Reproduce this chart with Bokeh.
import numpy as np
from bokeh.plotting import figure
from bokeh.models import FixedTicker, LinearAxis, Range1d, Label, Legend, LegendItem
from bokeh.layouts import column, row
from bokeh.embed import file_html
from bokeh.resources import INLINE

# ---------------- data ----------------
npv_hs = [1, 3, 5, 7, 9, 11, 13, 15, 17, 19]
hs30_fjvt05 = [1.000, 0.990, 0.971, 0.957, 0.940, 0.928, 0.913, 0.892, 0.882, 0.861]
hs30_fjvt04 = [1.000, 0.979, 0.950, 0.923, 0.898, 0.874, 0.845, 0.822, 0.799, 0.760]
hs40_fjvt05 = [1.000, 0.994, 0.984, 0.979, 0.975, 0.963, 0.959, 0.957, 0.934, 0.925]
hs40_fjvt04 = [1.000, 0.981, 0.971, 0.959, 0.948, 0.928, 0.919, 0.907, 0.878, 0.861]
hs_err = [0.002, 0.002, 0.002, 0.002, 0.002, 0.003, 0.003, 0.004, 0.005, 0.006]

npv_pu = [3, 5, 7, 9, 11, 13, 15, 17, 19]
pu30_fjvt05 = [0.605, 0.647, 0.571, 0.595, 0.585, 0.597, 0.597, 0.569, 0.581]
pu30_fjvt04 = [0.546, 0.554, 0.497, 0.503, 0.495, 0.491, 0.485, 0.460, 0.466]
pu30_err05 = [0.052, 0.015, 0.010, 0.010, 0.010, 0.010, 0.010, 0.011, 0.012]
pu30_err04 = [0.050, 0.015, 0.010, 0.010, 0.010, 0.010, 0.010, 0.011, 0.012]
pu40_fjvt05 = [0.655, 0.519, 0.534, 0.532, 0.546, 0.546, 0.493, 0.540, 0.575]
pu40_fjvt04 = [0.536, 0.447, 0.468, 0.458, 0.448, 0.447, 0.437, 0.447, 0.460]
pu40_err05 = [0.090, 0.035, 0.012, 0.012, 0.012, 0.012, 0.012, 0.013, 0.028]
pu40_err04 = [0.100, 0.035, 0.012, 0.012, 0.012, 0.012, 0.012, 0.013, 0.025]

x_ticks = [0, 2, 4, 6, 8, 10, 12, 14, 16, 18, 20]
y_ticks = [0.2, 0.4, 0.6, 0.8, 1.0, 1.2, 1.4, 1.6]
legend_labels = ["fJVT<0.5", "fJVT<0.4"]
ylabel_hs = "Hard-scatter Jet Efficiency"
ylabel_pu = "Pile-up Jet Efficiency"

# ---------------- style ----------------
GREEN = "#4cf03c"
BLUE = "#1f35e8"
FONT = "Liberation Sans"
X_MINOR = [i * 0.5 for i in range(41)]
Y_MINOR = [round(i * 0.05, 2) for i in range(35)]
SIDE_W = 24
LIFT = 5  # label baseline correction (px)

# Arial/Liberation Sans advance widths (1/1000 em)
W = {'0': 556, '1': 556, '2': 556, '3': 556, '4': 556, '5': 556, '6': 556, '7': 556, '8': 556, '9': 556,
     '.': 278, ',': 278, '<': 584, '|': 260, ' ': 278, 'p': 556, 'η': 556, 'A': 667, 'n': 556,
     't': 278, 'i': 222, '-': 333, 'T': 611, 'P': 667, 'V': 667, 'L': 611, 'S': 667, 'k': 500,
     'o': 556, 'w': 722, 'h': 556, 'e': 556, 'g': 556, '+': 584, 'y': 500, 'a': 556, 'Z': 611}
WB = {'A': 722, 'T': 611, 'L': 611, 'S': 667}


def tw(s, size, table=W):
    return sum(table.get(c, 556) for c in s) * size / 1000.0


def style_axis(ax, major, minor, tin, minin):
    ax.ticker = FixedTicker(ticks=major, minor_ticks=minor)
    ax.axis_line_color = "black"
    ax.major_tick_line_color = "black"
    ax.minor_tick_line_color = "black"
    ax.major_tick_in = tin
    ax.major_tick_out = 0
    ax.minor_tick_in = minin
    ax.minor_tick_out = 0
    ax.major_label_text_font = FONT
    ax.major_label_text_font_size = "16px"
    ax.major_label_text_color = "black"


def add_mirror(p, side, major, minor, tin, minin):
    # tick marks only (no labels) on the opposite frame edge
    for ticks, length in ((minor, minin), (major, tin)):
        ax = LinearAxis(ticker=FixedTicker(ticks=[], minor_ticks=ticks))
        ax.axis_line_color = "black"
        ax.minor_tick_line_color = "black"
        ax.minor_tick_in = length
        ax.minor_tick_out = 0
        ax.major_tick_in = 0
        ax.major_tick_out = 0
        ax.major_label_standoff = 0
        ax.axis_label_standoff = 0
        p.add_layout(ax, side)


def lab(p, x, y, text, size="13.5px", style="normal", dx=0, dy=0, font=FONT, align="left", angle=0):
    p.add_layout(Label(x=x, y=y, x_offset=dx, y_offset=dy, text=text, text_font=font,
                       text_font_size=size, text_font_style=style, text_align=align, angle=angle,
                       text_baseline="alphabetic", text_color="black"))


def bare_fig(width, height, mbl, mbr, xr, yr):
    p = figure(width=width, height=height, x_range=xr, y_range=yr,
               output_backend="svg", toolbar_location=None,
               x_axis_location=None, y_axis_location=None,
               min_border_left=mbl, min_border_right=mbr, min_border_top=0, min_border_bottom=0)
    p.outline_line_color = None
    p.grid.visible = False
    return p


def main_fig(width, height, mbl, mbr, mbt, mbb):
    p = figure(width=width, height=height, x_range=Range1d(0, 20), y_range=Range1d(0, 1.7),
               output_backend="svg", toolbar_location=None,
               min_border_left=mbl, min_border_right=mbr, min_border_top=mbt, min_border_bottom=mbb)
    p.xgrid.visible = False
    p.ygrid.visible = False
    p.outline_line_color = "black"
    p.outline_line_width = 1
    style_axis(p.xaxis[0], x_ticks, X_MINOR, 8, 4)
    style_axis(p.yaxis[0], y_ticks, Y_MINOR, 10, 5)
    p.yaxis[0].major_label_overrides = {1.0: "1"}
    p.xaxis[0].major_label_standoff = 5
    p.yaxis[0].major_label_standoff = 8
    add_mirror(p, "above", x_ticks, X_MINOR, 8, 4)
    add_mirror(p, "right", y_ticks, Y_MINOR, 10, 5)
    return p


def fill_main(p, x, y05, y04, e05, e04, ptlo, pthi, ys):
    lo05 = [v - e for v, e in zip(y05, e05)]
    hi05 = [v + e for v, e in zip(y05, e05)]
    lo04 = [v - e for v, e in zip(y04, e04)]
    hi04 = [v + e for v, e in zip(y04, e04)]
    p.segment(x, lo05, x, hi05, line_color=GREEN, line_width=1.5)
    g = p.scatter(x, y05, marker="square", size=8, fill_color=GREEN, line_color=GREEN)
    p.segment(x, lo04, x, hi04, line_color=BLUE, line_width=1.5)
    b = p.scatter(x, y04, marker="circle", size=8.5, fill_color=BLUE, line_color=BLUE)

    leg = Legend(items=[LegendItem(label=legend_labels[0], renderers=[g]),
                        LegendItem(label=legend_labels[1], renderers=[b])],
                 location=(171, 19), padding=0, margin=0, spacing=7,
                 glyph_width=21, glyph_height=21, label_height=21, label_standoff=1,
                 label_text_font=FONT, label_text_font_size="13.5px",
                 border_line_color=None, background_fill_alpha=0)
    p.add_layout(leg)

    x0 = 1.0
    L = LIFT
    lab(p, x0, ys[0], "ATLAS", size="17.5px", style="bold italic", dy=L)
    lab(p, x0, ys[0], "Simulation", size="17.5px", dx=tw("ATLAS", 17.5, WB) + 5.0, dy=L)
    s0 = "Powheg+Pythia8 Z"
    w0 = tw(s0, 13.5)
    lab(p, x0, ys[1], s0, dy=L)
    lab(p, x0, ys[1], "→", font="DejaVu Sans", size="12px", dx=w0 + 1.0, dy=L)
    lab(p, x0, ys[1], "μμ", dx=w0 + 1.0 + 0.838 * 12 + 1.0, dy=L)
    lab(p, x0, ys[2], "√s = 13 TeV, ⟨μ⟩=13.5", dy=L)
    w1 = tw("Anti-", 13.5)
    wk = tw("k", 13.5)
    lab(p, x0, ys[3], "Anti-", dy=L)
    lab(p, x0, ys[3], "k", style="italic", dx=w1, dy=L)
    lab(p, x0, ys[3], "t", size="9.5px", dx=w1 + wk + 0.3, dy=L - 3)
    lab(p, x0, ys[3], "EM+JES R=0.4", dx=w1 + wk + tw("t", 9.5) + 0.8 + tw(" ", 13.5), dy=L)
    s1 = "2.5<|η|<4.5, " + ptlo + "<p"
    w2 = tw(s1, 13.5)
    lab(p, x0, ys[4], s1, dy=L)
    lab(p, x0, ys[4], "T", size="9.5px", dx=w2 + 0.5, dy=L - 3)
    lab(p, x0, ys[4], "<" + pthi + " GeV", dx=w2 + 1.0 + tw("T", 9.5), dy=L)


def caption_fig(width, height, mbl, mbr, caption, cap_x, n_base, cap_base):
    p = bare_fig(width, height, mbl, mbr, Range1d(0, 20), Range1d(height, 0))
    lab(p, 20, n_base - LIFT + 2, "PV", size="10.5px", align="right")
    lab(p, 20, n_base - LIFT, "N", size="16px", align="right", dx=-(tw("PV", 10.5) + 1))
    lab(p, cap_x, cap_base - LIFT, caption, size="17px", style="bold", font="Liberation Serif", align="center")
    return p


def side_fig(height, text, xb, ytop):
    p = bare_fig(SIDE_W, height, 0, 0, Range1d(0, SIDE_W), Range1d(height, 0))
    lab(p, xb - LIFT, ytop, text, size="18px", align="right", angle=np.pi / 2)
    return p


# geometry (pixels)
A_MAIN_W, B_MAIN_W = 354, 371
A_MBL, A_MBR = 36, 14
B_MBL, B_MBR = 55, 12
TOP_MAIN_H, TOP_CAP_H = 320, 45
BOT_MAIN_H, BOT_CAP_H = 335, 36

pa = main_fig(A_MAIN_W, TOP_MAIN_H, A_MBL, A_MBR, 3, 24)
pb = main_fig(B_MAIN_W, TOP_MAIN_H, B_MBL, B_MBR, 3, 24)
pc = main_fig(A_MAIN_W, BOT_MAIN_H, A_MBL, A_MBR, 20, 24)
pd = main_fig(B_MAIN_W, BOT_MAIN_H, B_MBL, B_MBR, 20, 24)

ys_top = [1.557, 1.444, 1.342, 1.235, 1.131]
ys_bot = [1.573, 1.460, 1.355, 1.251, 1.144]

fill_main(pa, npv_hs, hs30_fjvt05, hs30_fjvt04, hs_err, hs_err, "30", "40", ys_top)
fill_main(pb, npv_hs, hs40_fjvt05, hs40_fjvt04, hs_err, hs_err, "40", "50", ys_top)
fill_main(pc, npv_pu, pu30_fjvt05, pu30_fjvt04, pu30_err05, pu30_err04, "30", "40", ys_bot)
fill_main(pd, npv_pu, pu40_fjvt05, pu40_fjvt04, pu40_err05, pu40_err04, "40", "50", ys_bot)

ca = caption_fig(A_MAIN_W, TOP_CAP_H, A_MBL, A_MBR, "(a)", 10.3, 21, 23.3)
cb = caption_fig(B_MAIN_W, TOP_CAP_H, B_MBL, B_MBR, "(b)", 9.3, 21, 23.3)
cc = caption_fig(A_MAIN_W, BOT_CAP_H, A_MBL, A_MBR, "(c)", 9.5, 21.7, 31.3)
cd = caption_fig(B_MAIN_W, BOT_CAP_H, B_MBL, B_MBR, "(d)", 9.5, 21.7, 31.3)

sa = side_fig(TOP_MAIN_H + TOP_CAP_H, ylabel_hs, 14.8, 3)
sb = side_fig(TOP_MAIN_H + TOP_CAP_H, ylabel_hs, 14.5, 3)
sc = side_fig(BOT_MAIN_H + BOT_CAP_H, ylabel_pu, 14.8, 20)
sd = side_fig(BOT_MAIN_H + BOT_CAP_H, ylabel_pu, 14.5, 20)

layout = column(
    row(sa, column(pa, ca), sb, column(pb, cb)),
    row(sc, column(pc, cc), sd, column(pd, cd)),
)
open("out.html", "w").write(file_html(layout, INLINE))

> WHAT YOU WILL DO:
Write out a verbatim copy of the data, beginning with its first line and ending with the line that contains "0.004, 0.005, 0.006]".

> FINISHED TASK:
Reproduce this chart with Bokeh.
import numpy as np
from bokeh.plotting import figure
from bokeh.models import FixedTicker, LinearAxis, Range1d, Label, Legend, LegendItem
from bokeh.layouts import column, row
from bokeh.embed import file_html
from bokeh.resources import INLINE

# ---------------- data ----------------
npv_hs = [1, 3, 5, 7, 9, 11, 13, 15, 17, 19]
hs30_fjvt05 = [1.000, 0.990, 0.971, 0.957, 0.940, 0.928, 0.913, 0.892, 0.882, 0.861]
hs30_fjvt04 = [1.000, 0.979, 0.950, 0.923, 0.898, 0.874, 0.845, 0.822, 0.799, 0.760]
hs40_fjvt05 = [1.000, 0.994, 0.984, 0.979, 0.975, 0.963, 0.959, 0.957, 0.934, 0.925]
hs40_fjvt04 = [1.000, 0.981, 0.971, 0.959, 0.948, 0.928, 0.919, 0.907, 0.878, 0.861]
hs_err = [0.002, 0.002, 0.002, 0.002, 0.002, 0.003, 0.003, 0.004, 0.005, 0.006]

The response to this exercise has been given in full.